3K views 7 replies 5 participants last post by  donradclife 
#1 ·
I have a DC only sailboat with very modest electrical needs: LED nav and cabin lights, VHF, cabin fan, LED compass lights, knot meter, depth sounder.

I have a Xantrex 10A multi-stage battery charger that I want to permanently install to run off shore power. I have no plans to add any other AC circuits, just the charger. The charger has built-in galvanic isolation.

My big question is do I need to ground the AC on the boat? My thinking is to install the shore power inlet, wire the hot and neutral AC through a 15A bi-pole breaker onboard and wire both of those and the AC ground straight to the charger. The DC output side would be wired to the battery - not the DC panel.

Is this right? Thanks.
 
#5 ·
A galvanic isolator is essential as far as I am concerned (also Great Lakes). Mostly because of questionable wiring at many marinas, and certain boaters who do their own on-board wiring and have no clue as to what they are doing.

The galvanic isolator is cheap insurance to protect your boat from other boaters.

Best Regards,


e

.::.
 
#6 ·
The current ABYC guidelines are a bit out of date, and they will require GFCI breakers by next summer.
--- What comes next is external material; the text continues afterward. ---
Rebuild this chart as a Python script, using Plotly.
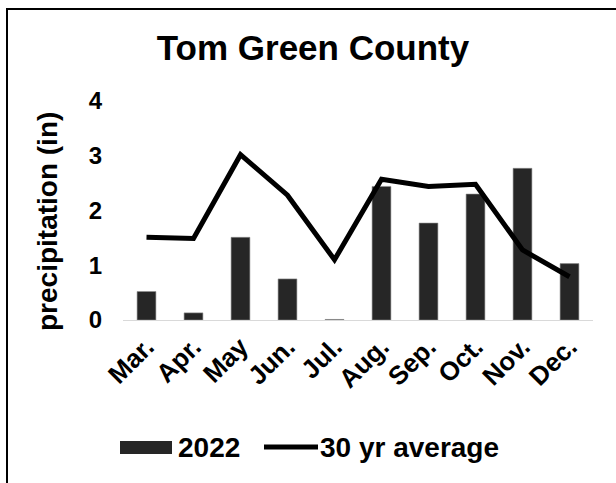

I think you would provide more protection for your boat and nearby swimmers if you added a GFCI in the circuit to the battery charger and took the AC ground through to the charger, but NOT to the DC negative. That would also eliminate the need for the galvanic isolator.
 
#8 ·
The ABYC wants you to ground the incoming AC to protect against the chance that your battery charger gets hit with water and shorts the AC to the DC system. Their rationale is that the short circuit current back through the AC ground wire should be enough to trip your AC breakers. IMHO it would be better to protect against that scenario by using the GFCI, especially if you are using the boat in fresh water.